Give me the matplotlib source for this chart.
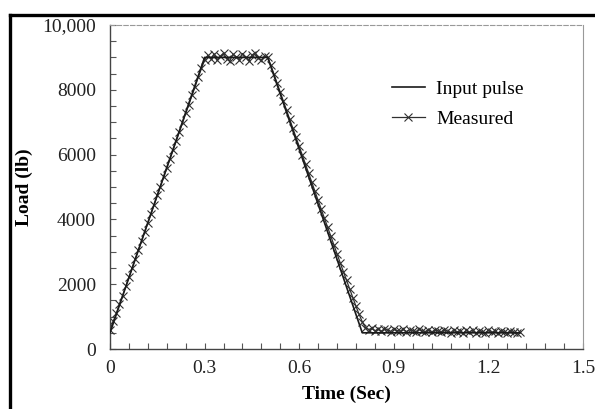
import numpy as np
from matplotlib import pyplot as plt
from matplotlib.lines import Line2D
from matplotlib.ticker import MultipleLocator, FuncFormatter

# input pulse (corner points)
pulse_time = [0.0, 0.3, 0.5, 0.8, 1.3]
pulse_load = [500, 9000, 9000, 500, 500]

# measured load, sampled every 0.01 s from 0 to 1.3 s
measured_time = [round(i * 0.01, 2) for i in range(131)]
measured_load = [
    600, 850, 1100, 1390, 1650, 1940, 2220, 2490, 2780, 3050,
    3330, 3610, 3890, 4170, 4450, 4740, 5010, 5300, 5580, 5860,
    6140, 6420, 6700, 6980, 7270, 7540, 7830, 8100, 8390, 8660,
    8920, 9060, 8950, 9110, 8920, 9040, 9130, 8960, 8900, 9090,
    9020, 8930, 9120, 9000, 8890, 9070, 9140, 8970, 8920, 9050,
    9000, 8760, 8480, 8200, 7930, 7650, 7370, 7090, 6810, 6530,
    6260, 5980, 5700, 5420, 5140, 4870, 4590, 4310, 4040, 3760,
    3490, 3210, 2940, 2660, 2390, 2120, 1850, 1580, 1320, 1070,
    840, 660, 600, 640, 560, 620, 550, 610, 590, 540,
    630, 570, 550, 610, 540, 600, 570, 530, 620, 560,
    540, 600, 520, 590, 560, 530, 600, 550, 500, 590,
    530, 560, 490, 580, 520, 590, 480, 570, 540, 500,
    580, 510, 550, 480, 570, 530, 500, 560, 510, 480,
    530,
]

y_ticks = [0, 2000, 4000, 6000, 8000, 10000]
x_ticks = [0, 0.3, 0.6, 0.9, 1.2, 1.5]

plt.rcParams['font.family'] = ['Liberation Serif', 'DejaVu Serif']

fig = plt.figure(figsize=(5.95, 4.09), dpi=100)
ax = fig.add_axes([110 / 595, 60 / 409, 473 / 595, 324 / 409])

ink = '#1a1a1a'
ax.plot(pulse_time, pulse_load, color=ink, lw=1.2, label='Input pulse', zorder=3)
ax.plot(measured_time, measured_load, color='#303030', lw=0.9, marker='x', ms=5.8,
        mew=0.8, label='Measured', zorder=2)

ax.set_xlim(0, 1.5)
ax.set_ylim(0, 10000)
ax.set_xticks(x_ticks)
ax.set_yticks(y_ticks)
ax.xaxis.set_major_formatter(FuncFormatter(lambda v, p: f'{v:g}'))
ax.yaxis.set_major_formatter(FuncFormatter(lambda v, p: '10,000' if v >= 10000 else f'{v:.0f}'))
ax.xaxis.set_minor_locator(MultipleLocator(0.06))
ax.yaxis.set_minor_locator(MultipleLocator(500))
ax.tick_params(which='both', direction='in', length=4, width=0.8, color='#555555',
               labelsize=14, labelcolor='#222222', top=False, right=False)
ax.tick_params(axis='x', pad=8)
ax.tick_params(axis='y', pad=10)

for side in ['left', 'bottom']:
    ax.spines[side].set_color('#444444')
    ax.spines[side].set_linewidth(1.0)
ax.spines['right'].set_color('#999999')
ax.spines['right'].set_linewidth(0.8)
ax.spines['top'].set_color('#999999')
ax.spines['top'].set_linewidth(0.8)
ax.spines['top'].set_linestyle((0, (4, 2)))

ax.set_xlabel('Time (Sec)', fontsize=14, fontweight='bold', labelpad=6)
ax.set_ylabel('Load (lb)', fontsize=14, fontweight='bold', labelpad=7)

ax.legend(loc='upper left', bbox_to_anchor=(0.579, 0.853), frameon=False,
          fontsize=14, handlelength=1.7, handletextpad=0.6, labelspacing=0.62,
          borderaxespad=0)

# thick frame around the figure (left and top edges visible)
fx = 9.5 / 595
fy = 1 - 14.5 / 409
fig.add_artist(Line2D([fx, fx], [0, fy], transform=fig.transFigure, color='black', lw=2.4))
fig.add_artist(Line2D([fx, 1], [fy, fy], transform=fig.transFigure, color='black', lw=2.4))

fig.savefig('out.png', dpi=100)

────────────────────

Pictures in the data above should not be copied; transcribe everything else exactly.

Give me the matplotlib source for this chart.
import numpy as np
from matplotlib import pyplot as plt
from matplotlib.lines import Line2D
from matplotlib.ticker import MultipleLocator, FuncFormatter

# input pulse (corner points)
pulse_time = [0.0, 0.3, 0.5, 0.8, 1.3]
pulse_load = [500, 9000, 9000, 500, 500]

# measured load, sampled every 0.01 s from 0 to 1.3 s
measured_time = [round(i * 0.01, 2) for i in range(131)]
measured_load = [
    600, 850, 1100, 1390, 1650, 1940, 2220, 2490, 2780, 3050,
    3330, 3610, 3890, 4170, 4450, 4740, 5010, 5300, 5580, 5860,
    6140, 6420, 6700, 6980, 7270, 7540, 7830, 8100, 8390, 8660,
    8920, 9060, 8950, 9110, 8920, 9040, 9130, 8960, 8900, 9090,
    9020, 8930, 9120, 9000, 8890, 9070, 9140, 8970, 8920, 9050,
    9000, 8760, 8480, 8200, 7930, 7650, 7370, 7090, 6810, 6530,
    6260, 5980, 5700, 5420, 5140, 4870, 4590, 4310, 4040, 3760,
    3490, 3210, 2940, 2660, 2390, 2120, 1850, 1580, 1320, 1070,
    840, 660, 600, 640, 560, 620, 550, 610, 590, 540,
    630, 570, 550, 610, 540, 600, 570, 530, 620, 560,
    540, 600, 520, 590, 560, 530, 600, 550, 500, 590,
    530, 560, 490, 580, 520, 590, 480, 570, 540, 500,
    580, 510, 550, 480, 570, 530, 500, 560, 510, 480,
    530,
]

y_ticks = [0, 2000, 4000, 6000, 8000, 10000]
x_ticks = [0, 0.3, 0.6, 0.9, 1.2, 1.5]

plt.rcParams['font.family'] = ['Liberation Serif', 'DejaVu Serif']

fig = plt.figure(figsize=(5.95, 4.09), dpi=100)
ax = fig.add_axes([110 / 595, 60 / 409, 473 / 595, 324 / 409])

ink = '#1a1a1a'
ax.plot(pulse_time, pulse_load, color=ink, lw=1.2, label='Input pulse', zorder=3)
ax.plot(measured_time, measured_load, color='#303030', lw=0.9, marker='x', ms=5.8,
        mew=0.8, label='Measured', zorder=2)

ax.set_xlim(0, 1.5)
ax.set_ylim(0, 10000)
ax.set_xticks(x_ticks)
ax.set_yticks(y_ticks)
ax.xaxis.set_major_formatter(FuncFormatter(lambda v, p: f'{v:g}'))
ax.yaxis.set_major_formatter(FuncFormatter(lambda v, p: '10,000' if v >= 10000 else f'{v:.0f}'))
ax.xaxis.set_minor_locator(MultipleLocator(0.06))
ax.yaxis.set_minor_locator(MultipleLocator(500))
ax.tick_params(which='both', direction='in', length=4, width=0.8, color='#555555',
               labelsize=14, labelcolor='#222222', top=False, right=False)
ax.tick_params(axis='x', pad=8)
ax.tick_params(axis='y', pad=10)

for side in ['left', 'bottom']:
    ax.spines[side].set_color('#444444')
    ax.spines[side].set_linewidth(1.0)
ax.spines['right'].set_color('#999999')
ax.spines['right'].set_linewidth(0.8)
ax.spines['top'].set_color('#999999')
ax.spines['top'].set_linewidth(0.8)
ax.spines['top'].set_linestyle((0, (4, 2)))

ax.set_xlabel('Time (Sec)', fontsize=14, fontweight='bold', labelpad=6)
ax.set_ylabel('Load (lb)', fontsize=14, fontweight='bold', labelpad=7)

ax.legend(loc='upper left', bbox_to_anchor=(0.579, 0.853), frameon=False,
          fontsize=14, handlelength=1.7, handletextpad=0.6, labelspacing=0.62,
          borderaxespad=0)

# thick frame around the figure (left and top edges visible)
fx = 9.5 / 595
fy = 1 - 14.5 / 409
fig.add_artist(Line2D([fx, fx], [0, fy], transform=fig.transFigure, color='black', lw=2.4))
fig.add_artist(Line2D([fx, 1], [fy, fy], transform=fig.transFigure, color='black', lw=2.4))

fig.savefig('out.png', dpi=100)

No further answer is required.